In 1999, the summer after my junior year of college, I was sent to Norway to represent the Council of Ecumenical Student Christian Ministries (CESCM) at a World Student Christian Federation (WSCF) conference held in honor of a milestone anniversary of the Norwegian Student Christian Movement.  Though I flew into Oslo and spent the afternoon finding my way through the city and its famous sculpture park, the event actually took place on a tiny island outside of the capital: Utoya.

It was the first time I traveled outside of the US completely on my own, the first time I was the only US student present in a large gathering of people from around the world, the first time I found myself in a position where there weren’t others who shared my assumptions, my norms, my cultural biases.  And it was the last time I traveled internationally before 9-11.  The experience was transformative…and it hurt.  

There were various speakers called in to discuss the concept of utopia and whether or not it has a place within Christian ecumenical dialogue/work.  The talks were fascinating, but not what I carried back with me when I returned home to Texas.  What’s stuck with me were the one on one conversations, the relationships formed in the in between times.

In between speakers and other scheduled activities, we had large spans of free time to mingle – time that turned into me fielding questions and accusations about the US government’s involvement in world affairs.  Whether I liked it or not, I was the only representative of the US on that island, so every question, every grievance fell in my lap.

In particular, a Serbian student named Lazar took every opportunity to lay into me for the NATO bombings in Serbia.  He’d never met an American, and I’d never met a Serbian.  We only knew what our respective news outlets and politicians were telling us – so it started off with some rough encounters.  There wasn’t much I could say because I was so ignorant of the situation, the history, the messiness of it all (on all sides).  He’d accuse, I’d listen.  He’d raise his voice as he recounted events I’d never heard of.  I’d quietly take it in, awash in disbelief or horror or anger or grief.    
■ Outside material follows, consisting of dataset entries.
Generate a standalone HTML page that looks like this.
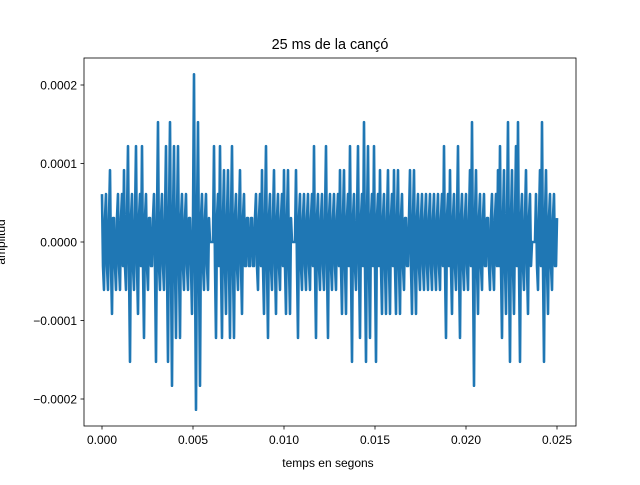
<!DOCTYPE html>
<html><head><meta charset="utf-8"><style>
body{margin:0;background:#fff}
svg text{font-family:"Liberation Sans","DejaVu Sans",sans-serif;fill:#000}
</style></head><body>
<svg id="chart" width="640" height="480" xmlns="http://www.w3.org/2000/svg">
<rect width="640" height="480" fill="#fff"/>
<g id="plot"></g>
<rect x="84" y="58" width="492" height="368" fill="none" stroke="#000" stroke-width="0.8"/>
<g id="xticks"></g><g id="yticks"></g>
<text x="330" y="49" font-size="14.4" text-anchor="middle">25 ms de la cançó</text>
<text x="328" y="467" font-size="12" text-anchor="middle">temps en segons</text>
<text transform="translate(5,242) rotate(-90)" font-size="12" text-anchor="middle">amplitud</text>
</svg>
<script>
const samples = [2,-1,-2,1,2,-1,-2,1,3,-1,-3,1,1,-1,-2,1,2,-1,-2,1,2,-1,3,-1,-2,1,4,-1,-5,1,2,-1,-2,1,4,-1,-3,1,2,-1,4,-1,-4,1,2,-1,-2,1,1,-1,-1,1,2,-1,-5,1,5,-1,-2,1,2,-1,-2,1,4,-1,-5,1,5,-1,-6,1,4,-1,-4,1,4,-1,-4,1,2,-1,-2,1,2,-1,-2,1,1,-1,-3,1,7,-1,-7,1,5,-1,-6,1,2,-1,-2,1,2,-1,-2,1,0,0,0,0,4,-1,-4,1,2,-1,4,-1,-4,1,3,-1,-3,1,3,-1,-4,1,4,-1,-4,1,2,-1,-2,1,3,-1,-3,1,2,-1,-1,1,1,-1,-1,1,1,-1,-1,1,2,-1,-2,1,2,-1,3,-1,-3,1,4,-1,-4,1,2,-1,-2,1,3,-1,-3,1,2,-1,-2,1,2,-1,3,-1,-3,1,3,-1,-3,1,0,0,0,0,3,-1,-4,1,2,-1,-2,1,2,-1,-2,1,2,-1,-2,1,2,-1,4,-1,-4,1,2,-1,-2,1,2,-1,-2,1,4,-1,-4,1,
2,-1,-2,1,2,-1,-2,1,2,-1,3,-1,-3,1,3,-1,-3,1,2,-1,4,-1,-5,1,2,-1,-2,1,4,-1,-4,1,2,-1,5,-1,-5,1,4,-1,-4,1,2,-1,4,-1,-5,1,2,-1,3,-1,-3,1,2,-1,-3,1,3,-1,-3,1,2,-1,3,-1,-3,1,3,-1,-3,1,2,-1,-2,1,1,-1,-1,1,3,-1,-3,1,3,-1,-3,1,2,-1,-2,1,2,-1,-2,1,2,-1,-2,1,2,-1,-2,1,2,-1,-2,1,2,-1,-2,1,2,-1,4,-1,-4,1,2,-1,3,-1,-3,1,2,-1,-2,1,4,-1,-4,1,2,-1,-2,1,2,-1,-2,1,3,-1,5,-1,-6,1,3,-1,-3,1,2,-1,-2,1,2,-1,-1,1,1,-1,-2,1,2,-1,-2,1,2,-1,3,-1,4,-1,-4,1,3,-1,-3,1,5,-1,-5,1,3,-1,-3,1,4,-1,5,-1,-5,1,2,-1,-2,1,3,-1,-3,1,2,-1,0,0,0,0,2,-1,-2,1,3,-1,5,-1,-5,1,3,-1,-3,1,2,-1,-2,1,2,-1,-1,1];
const duration = [0.025];
const unit = [1/32768];
const xTickVals = [0,0.005,0.01,0.015,0.02,0.025];
const xTickLabels = ["0.000","0.005","0.010","0.015","0.020","0.025"];
const yTickVals = [-0.0002,-0.0001,0,0.0001,0.0002];
const yTickLabels = ["\u22120.0002","\u22120.0001","0.0000","0.0001","0.0002"];
const NS="http://www.w3.org/2000/svg";
function xs(t){return 102+t/0.025*455;}
function ys(v){return 242-v*785000;}
const n=samples.length;
let d="";
for(let i=0;i<n;i++){const t=i*duration[0]/(n-1);const v=samples[i]*unit[0];d+=(i?"L":"M")+xs(t).toFixed(2)+" "+ys(v).toFixed(2);}
const p=document.createElementNS(NS,"path");
p.setAttribute("d",d);p.setAttribute("fill","none");p.setAttribute("stroke","#1f77b4");p.setAttribute("stroke-width","2.6");p.setAttribute("stroke-linejoin","round");


document.getElementById("plot").appendChild(p);
const xg=document.getElementById("xticks");
xTickVals.forEach((v,i)=>{const x=xs(v);
const l=document.createElementNS(NS,"line");l.setAttribute("x1",x);l.setAttribute("x2",x);l.setAttribute("y1",426);l.setAttribute("y2",429.5);l.setAttribute("stroke","#000");l.setAttribute("stroke-width","0.8");


xg.appendChild(l);
const t=document.createElementNS(NS,"text");t.setAttribute("x",x);t.setAttribute("y",444);t.setAttribute("font-size","12");t.setAttribute("text-anchor","middle");t.textContent=xTickLabels[i];


xg.appendChild(t);});
const yg=document.getElementById("yticks");
yTickVals.forEach((v,i)=>{const y=ys(v);
const l=document.createElementNS(NS,"line");l.setAttribute("x1",80.5);l.setAttribute("x2",84);l.setAttribute("y1",y);l.setAttribute("y2",y);l.setAttribute("stroke","#000");l.setAttribute("stroke-width","0.8");


yg.appendChild(l);
const t=document.createElementNS(NS,"text");t.setAttribute("x",77);t.setAttribute("y",y+4.5);t.setAttribute("font-size","12");t.setAttribute("text-anchor","end");t.textContent=yTickLabels[i];


yg.appendChild(t);});
</script>
</body></html>
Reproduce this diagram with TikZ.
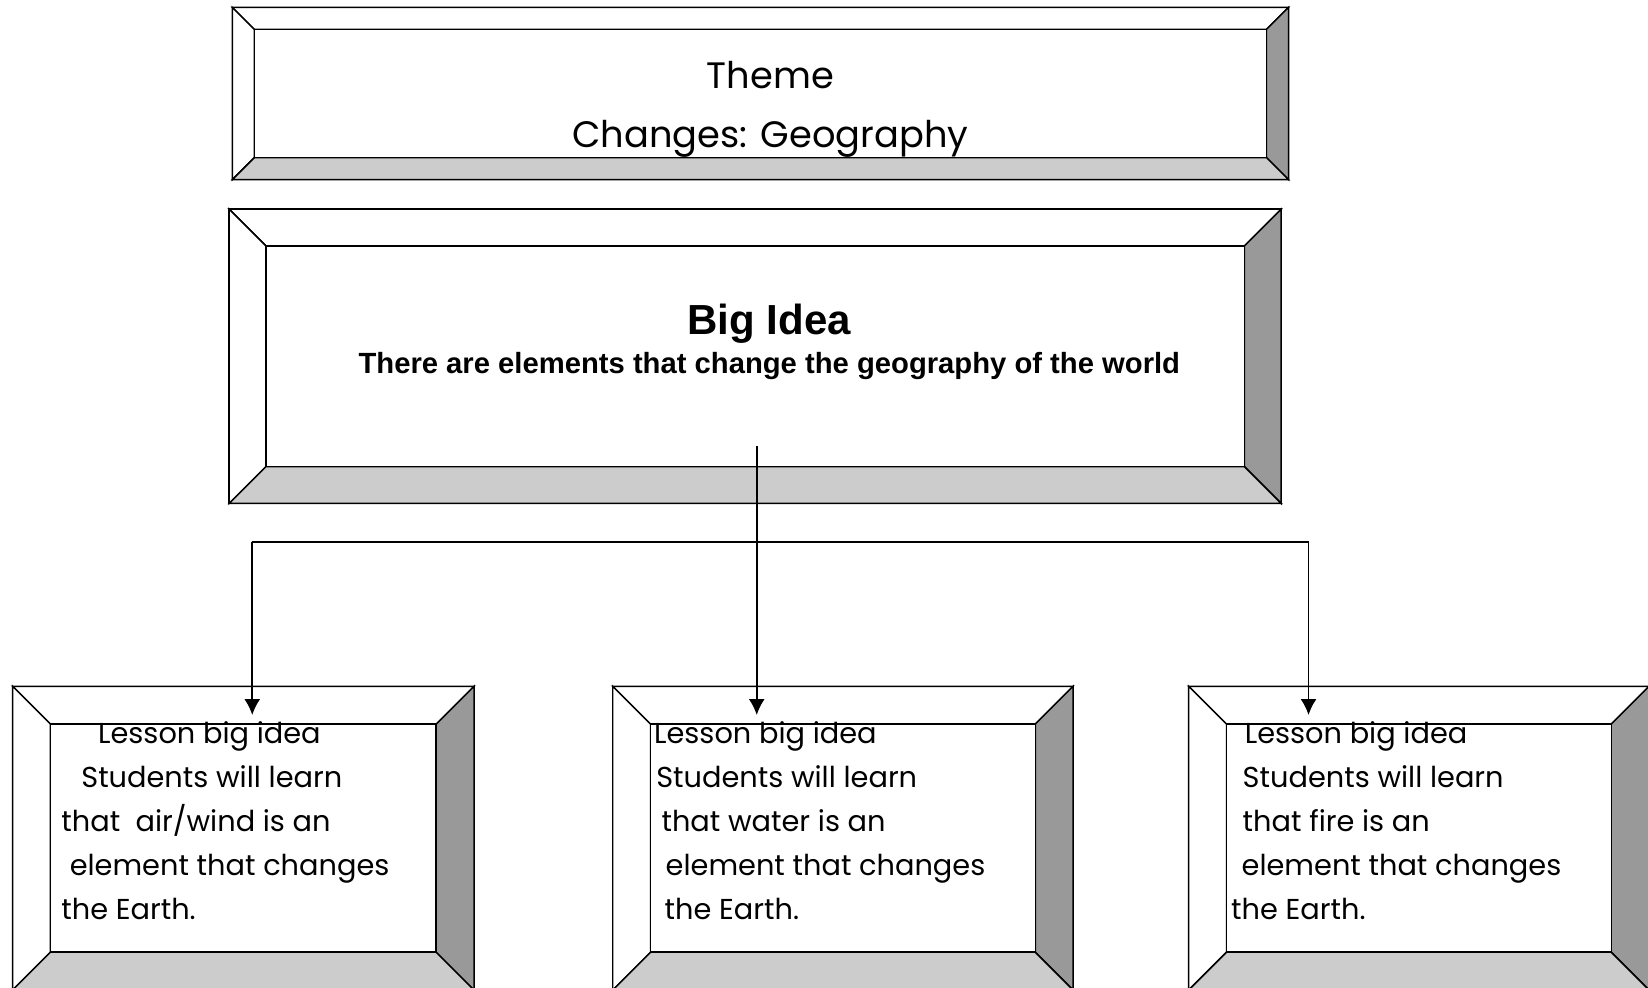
\documentclass[tikz,border=0pt]{standalone}
\usepackage{fontspec}
\setmainfont{Liberation Sans}
\newfontfamily\comicfont{Poppins}
\usetikzlibrary{arrows.meta,fit}

\definecolor{bevelside}{HTML}{999999}
\definecolor{bevelfoot}{HTML}{CCCCCC}

\tikzset{
  bevel/.style={draw=black, line width=0.7pt, line join=miter},
  link/.style={draw=black, line width=0.85pt},
  arrowlink/.style={link, -{Latex[length=7.5pt,width=7.5pt]}, shorten >=4pt},
  themetext/.style={anchor=base, inner sep=0pt, font=\comicfont\fontsize{17.5}{21}\selectfont},
  bigtext/.style={anchor=base, inner sep=0pt, font=\bfseries\fontsize{#1}{#1}\selectfont},
  lessontext/.style={anchor=base west, inner sep=0pt, font=\comicfont\fontsize{13.7}{17}\selectfont},
}

% bevelled frame: name, left, top, right, bottom, bevel depth
\newcommand{\bevelbox}[6]{%
  \filldraw[bevel, fill=white] (#2,#3) rectangle (#4,#5);
  \filldraw[bevel, fill=white] (#2,#3) -- (#4,#3) -- (#4-#6,#3+#6) -- (#2+#6,#3+#6) -- cycle;
  \filldraw[bevel, fill=white] (#2,#3) -- (#2+#6,#3+#6) -- (#2+#6,#5-#6) -- (#2,#5) -- cycle;
  \filldraw[bevel, fill=bevelside] (#4,#3) -- (#4,#5) -- (#4-#6,#5-#6) -- (#4-#6,#3+#6) -- cycle;
  \filldraw[bevel, fill=bevelfoot] (#2,#5) -- (#4,#5) -- (#4-#6,#5-#6) -- (#2+#6,#5-#6) -- cycle;
  \node[bevel, fill=white, inner sep=0pt, fit={(#2+#6,#3+#6) (#4-#6,#5-#6)}] (#1) {};
}

\begin{document}
\begin{tikzpicture}[x=0.5pt, y=-0.5pt]
  \useasboundingbox (0,0) rectangle (1568,940);

  % Theme banner
  \bevelbox{theme}{221}{7}{1226}{171}{21}
  \node[themetext] (themetitle) at (733,84) {Theme};
  \node[themetext] (themesub) at (733,140) {Changes: Geography};

  % Big idea
  \bevelbox{bigidea}{218}{199}{1219}{479}{35}
  \node[bigtext=20] (bigtitle) at (732,318) {Big Idea};
  \node[bigtext=13.9] (bigline) at (732,355) {There are elements that change the geography of the world};

  % Lesson boxes
  \bevelbox{air}{12}{653}{451}{942}{36}
  \bevelbox{water}{583}{653}{1021}{942}{36}
  \bevelbox{fire}{1131}{653}{1569}{942}{36}

  % Connectors
  \coordinate (split) at (720,424);
  \coordinate (forkL) at (240,516);
  \coordinate (forkR) at (1245,516);
  \draw[link] (forkL) -- (forkR);
  \draw[arrowlink] (split) -- (split |- water.north);
  \draw[arrowlink] (forkL) -- (forkL |- air.north);
  \draw[arrowlink] (forkR) -- (forkR |- fire.north);

  % Lesson texts
  \foreach \x/\txt [count=\i] in {93/Lesson big idea, 77/Students will learn, 58/{that\ \ air/wind is an}, 66/element that changes, 58/the Earth.}
    \node[lessontext] (air\i) at (\x,{707+42*(\i-1)}) {\txt};
  \foreach \x/\txt [count=\i] in {622/Lesson big idea, 624/Students will learn, 629/that water is an, 633/element that changes, 632/the Earth.}
    \node[lessontext] (water\i) at (\x,{707+42*(\i-1)}) {\txt};
  \foreach \x/\txt [count=\i] in {1184/Lesson big idea, 1182/Students will learn, 1182/that fire is an, 1181/element that changes, 1171/the Earth.}
    \node[lessontext] (fire\i) at (\x,{707+42*(\i-1)}) {\txt};
\end{tikzpicture}
\end{document}
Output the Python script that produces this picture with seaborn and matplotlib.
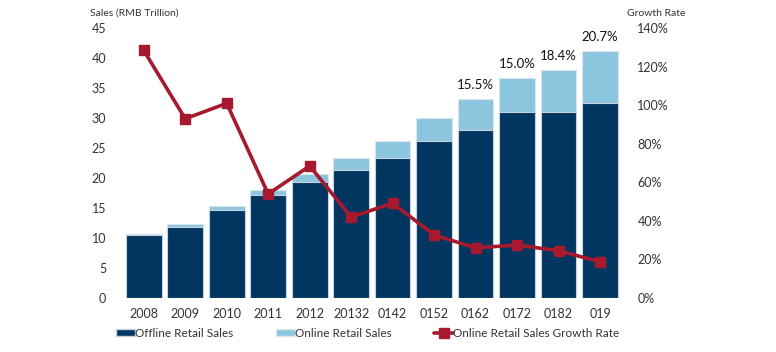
import numpy as np
import pandas as pd
import matplotlib
matplotlib.use("Agg")
import matplotlib.pyplot as plt
import seaborn as sns
from matplotlib.patches import Patch
from matplotlib.lines import Line2D

years = ["2008", "2009", "2010", "2011", "2012", "20132", "0142", "0152",
         "0162", "0172", "0182", "019"]
offline = [10.5, 11.8, 14.7, 17.2, 19.3, 21.3, 23.3, 26.1, 28.0, 31.0, 31.0, 32.5]
total = [10.7, 12.3, 15.3, 18.0, 20.7, 23.3, 26.1, 30.0, 33.2, 36.7, 38.0, 41.2]
growth = [128.5, 93.0, 101.0, 54.0, 68.5, 42.0, 49.2, 32.7, 26.0, 27.5, 24.5, 18.8]
share_labels = {"0162": "15.5%", "0172": "15.0%", "0182": "18.4%", "019": "20.7%"}

navy = "#003660"
light = "#8cc5de"
red = "#a6192e"
txt = "#333333"

sns.set_style("white")
plt.rcParams["font.family"] = ["Lato", "DejaVu Sans"]

df = pd.DataFrame({"year": years, "offline": offline, "total": total, "growth": growth})

fig = plt.figure(figsize=(7.76, 3.52), dpi=100)
ax = fig.add_axes([0.1585, 0.1534, 0.6415, 0.7666])

sns.barplot(data=df, x="year", y="total", color=light, width=0.86,
            edgecolor="#d9e6ee", linewidth=0.8, saturation=1, ax=ax)
sns.barplot(data=df, x="year", y="offline", color=navy, width=0.86,
            edgecolor="#c7d3dc", linewidth=0.8, saturation=1, ax=ax)

ax.set_ylim(0, 45)
ax.set_xlim(-0.5, len(years) - 0.5)
ax.set_yticks(range(0, 46, 5))
ax.set_xlabel("")
ax.set_ylabel("")
ax.tick_params(axis="both", length=0, labelsize=9, colors=txt)
ax.tick_params(axis="y", pad=12)
ax.tick_params(axis="x", pad=7)
for s in ax.spines.values():
    s.set_visible(False)

for i, (y, t) in enumerate(zip(years, total)):
    if y in share_labels:
        ax.text(i, t + 1.4, share_labels[y], ha="center", va="bottom",
                fontsize=9.5, color="#111111")

ax2 = ax.twinx()
ax2.plot(np.arange(len(years)), growth, color=red, lw=2.6, marker="s",
         markersize=6.5, zorder=5)
ax2.set_ylim(0, 140)
ax2.set_yticks(range(0, 141, 20))
ax2.set_yticklabels([f"{v}%" for v in range(0, 141, 20)])
ax2.tick_params(axis="y", length=0, labelsize=9, colors=txt, pad=12)
for s in ax2.spines.values():
    s.set_visible(False)

fig.text(0.116, 0.962, "Sales (RMB Trillion)", fontsize=7.5, color=txt, va="center")
fig.text(0.808, 0.962, "Growth Rate", fontsize=7.5, color=txt, va="center")

handles = [
    Patch(facecolor=navy, edgecolor="#c7d3dc", label="Offline Retail Sales"),
    Patch(facecolor=light, edgecolor="#d9e6ee", label="Online Retail Sales"),
    Line2D([0], [0], color=red, lw=2.6, marker="s", markersize=6.5,
           label="Online Retail Sales Growth Rate"),
]
fig.legend(handles=handles, loc="center", bbox_to_anchor=(0.474, 0.053), ncol=3,
           frameon=False, fontsize=8.5, handlelength=1.6, handleheight=0.5,
           handletextpad=0.0, columnspacing=3.6, labelcolor=txt)

fig.savefig("out.png", dpi=100)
Somewhere in those encounters, a miracle took place.  We became friends.  Noting my silence, Lazar started asking questions instead of lobbing accusations.  Together, we started wading through layers of propaganda, both Serbian and American.  Together, we discovered gray in the midst of black and white.  Together, we learned humility.

Transformation took place on that island.  Relational webs were woven from that point on the globe and stretched across borders, oceans, ideologies.  Dayanthi in Sri Lanka, Marcus in Finland, Thandiwe in Zambia, Lazar in Serbia, Moatlhudi in South Africa, Thorsten in Germany, Lara in the US…we (and many others) experienced a taste of what utopia might bring.  In those moments of listening, laughing, straining and stretching, we caught a shimmer of the Kin-dom of God.

—–

So much has changed in the years that have passed.  Though the world was never “safe” or “secure”, the specter of terror has crept into new markets.  That relational web still remains, but the ground beneath it has shifted and begun to crumble.  These last twelve years I’ve teetered between cynicism and hope – one moment knowing the hopes we shared on Utoya are a pipe dream, and another moment trusting that even in the worst of times the Kin-dom is still breaking into the world.  

And then, today, during nap time at our high school summer camp, I got word via Twitter of another attack.  Oslo is trending – a bomb has gone off in the city – and Utoya has also become a hashtag.  Today that island, upon which my life was changed, is stained with the blood of children – campers the same age as these teens sleeping around me.  Campers murdered by someone who would do anything to destroy these webs that draw us near to one another.

In the midst of this terrible news, and this consuming grief, I’m completely at a loss.  What can be done to counter such hatred?  What can be done when utopia is stained with the blood of so many innocent kids?  

I have no idea – except that I know the web must continue to be woven.  

Thy Kin-dom come…on earth as it is in heaven.